■ Exercise instructions
It is required that the lines from the top of the listing through the line with "plt.rcParams['font.family'] = ['Liberation" be reproduced exactly, excluding pictures.

■ Data segment
********

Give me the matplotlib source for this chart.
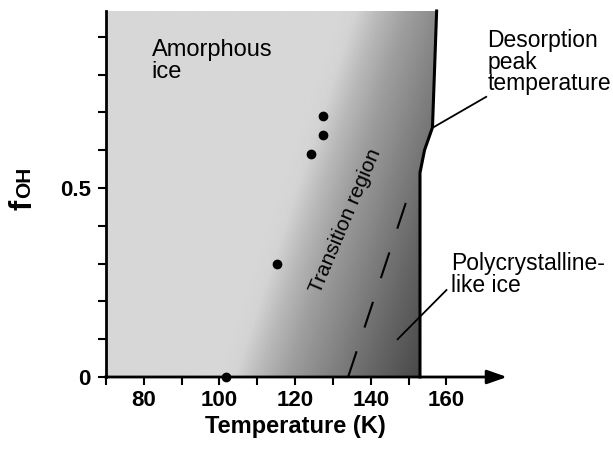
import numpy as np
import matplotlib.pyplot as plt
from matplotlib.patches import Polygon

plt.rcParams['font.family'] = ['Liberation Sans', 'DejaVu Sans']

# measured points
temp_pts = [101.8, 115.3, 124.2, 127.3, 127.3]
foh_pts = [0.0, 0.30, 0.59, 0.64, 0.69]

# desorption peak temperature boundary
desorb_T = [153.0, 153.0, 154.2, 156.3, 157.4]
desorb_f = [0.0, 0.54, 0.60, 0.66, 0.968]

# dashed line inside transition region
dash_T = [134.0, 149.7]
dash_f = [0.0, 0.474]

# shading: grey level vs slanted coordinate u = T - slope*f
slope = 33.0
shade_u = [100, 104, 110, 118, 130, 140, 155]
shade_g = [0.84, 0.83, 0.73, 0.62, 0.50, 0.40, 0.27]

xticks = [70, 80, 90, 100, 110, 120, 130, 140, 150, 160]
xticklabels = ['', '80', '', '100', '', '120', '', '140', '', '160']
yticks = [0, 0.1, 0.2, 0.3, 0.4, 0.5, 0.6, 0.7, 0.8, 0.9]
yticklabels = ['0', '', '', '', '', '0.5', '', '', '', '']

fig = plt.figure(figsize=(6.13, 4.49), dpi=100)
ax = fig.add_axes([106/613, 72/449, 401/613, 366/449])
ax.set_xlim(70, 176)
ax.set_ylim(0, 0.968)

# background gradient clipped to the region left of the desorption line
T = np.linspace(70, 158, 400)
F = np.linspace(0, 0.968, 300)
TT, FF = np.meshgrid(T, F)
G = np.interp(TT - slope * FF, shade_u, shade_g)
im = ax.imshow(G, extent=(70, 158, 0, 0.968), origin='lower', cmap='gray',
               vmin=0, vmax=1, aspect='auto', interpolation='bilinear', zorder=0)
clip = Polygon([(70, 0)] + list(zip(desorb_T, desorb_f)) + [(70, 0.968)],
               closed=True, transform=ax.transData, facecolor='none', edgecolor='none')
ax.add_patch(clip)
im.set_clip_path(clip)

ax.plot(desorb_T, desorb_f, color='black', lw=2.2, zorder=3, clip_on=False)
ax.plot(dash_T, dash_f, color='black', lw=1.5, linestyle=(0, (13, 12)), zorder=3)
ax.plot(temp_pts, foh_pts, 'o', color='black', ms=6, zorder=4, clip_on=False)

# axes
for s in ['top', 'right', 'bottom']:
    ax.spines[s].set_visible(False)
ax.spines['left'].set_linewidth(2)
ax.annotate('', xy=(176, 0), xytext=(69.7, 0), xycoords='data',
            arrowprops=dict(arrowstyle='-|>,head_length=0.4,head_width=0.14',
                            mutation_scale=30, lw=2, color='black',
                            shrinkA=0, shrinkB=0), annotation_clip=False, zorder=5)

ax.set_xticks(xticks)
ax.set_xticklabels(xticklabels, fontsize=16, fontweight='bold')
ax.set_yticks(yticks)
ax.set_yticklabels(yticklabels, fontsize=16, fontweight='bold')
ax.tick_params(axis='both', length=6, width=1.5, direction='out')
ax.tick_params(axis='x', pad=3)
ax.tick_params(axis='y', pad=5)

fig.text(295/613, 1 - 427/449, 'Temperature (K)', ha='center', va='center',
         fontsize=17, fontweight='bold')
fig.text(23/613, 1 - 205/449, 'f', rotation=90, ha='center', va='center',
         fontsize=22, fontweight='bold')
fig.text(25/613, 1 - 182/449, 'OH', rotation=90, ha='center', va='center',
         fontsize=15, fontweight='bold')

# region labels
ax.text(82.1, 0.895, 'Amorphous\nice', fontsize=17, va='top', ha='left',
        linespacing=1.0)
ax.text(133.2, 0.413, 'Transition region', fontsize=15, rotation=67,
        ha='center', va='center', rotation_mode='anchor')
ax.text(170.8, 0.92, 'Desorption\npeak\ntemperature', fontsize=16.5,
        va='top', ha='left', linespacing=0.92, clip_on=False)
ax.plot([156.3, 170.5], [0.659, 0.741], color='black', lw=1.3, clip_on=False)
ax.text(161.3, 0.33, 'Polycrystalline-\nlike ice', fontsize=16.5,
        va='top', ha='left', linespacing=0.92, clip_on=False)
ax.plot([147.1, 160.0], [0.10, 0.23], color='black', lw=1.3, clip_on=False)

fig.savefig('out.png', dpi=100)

********

■ Solution to this problem
Give me the matplotlib source for this chart.
import numpy as np
import matplotlib.pyplot as plt
from matplotlib.patches import Polygon

plt.rcParams['font.family'] = ['Liberation Sans', 'DejaVu Sans']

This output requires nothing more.